Where the breaker lives

flowchart LR
    Caller[Calling service]

    subgraph A [Option A: in-process library]
        L[Resilience4j / Polly<br/><i>per call site</i>]
    end

    subgraph B [Option B: sidecar / service mesh]
        SC[Istio / Linkerd / Envoy<br/><i>outlier detection</i>]
    end

    subgraph C [Option C: API gateway]
        GW[Kong / NGINX / AWS API GW<br/><i>at the edge</i>]
    end

    Caller -.A: app code.-> L --> Down[Downstream]
    Caller -.B: language-agnostic.-> SC --> Down
    Caller -.C: edge boundary.-> GW --> Down

    style Caller fill:#1c2333,stroke:#475569,color:#e7eaf1
    style L fill:#0e7490,stroke:#06b6d4,color:#fff
    style SC fill:#1e3a8a,stroke:#3b82f6,color:#fff
    style GW fill:#581c87,stroke:#a855f7,color:#fff
    style Down fill:#9a3412,stroke:#f97316,color:#fff

Real systems

Netflix Hystrix — the pattern’s poster child, now retired in favor of Resilience4j.
Istio / Envoy — outlier detection ejects unhealthy upstreams from the load-balancer pool, which is a distributed Circuit Breaker.
AWS SDKs — adaptive retry mode includes per-host circuit-breaking under the hood.
Kubernetes readiness probes — pods marked “not ready” are removed from service endpoints; same idea, different scope.

Fallbacks — the natural pairing

A fallback is what you return when the breaker is open.
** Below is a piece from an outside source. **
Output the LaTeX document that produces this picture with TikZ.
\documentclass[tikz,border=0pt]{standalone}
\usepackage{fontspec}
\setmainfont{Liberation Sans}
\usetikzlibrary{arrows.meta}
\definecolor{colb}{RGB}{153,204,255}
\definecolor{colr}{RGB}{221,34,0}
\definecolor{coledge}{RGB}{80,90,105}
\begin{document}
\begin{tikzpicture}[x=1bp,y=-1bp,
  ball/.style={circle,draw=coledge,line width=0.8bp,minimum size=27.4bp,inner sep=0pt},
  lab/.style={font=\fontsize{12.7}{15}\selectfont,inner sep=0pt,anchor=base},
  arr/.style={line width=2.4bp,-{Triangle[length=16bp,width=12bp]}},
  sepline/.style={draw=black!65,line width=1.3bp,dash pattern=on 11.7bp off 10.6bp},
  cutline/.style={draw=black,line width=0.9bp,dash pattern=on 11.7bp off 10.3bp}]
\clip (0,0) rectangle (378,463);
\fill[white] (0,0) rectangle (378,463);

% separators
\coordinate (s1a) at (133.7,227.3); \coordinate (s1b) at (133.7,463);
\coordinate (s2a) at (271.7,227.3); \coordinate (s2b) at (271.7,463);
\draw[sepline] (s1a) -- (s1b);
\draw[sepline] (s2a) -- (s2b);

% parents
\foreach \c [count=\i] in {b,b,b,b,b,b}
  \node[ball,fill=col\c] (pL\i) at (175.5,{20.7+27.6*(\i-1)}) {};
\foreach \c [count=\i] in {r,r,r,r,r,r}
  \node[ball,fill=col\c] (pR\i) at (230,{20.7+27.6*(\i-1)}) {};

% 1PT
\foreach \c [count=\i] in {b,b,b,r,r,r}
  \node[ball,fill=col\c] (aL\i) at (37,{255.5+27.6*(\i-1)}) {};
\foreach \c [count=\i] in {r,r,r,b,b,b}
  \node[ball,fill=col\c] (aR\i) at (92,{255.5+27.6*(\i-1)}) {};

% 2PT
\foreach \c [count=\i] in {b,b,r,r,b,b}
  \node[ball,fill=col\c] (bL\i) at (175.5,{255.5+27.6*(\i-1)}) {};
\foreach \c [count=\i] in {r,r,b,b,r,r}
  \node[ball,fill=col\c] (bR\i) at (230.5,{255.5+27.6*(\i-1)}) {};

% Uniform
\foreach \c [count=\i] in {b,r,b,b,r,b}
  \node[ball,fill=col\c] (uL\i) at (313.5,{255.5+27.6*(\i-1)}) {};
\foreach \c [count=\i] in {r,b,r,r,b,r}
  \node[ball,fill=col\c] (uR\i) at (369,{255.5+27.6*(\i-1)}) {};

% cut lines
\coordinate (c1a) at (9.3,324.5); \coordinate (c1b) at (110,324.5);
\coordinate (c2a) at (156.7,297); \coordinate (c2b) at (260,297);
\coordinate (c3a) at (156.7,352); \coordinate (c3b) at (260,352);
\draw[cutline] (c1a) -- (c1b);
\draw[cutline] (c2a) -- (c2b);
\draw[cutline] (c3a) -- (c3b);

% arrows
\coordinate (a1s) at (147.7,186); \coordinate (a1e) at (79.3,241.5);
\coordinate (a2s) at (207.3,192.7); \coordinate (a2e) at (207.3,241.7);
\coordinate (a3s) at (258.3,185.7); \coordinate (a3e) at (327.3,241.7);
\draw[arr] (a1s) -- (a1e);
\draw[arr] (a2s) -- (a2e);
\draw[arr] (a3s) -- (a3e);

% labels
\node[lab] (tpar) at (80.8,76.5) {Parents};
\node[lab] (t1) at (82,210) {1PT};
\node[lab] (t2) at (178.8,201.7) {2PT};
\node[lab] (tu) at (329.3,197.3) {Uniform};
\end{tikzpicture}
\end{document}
Not part of Circuit Breaker proper, but pairs perfectly:

Cached value — last known good response
Default response — empty list, “trending now” instead of personalized
Degraded experience — read-only mode, “service unavailable” with retry hint

Trade-offs

Pros: Prevents cascading failures; lets struggling dependencies recover; keeps the calling service responsive; pairs perfectly with retries-with-backoff.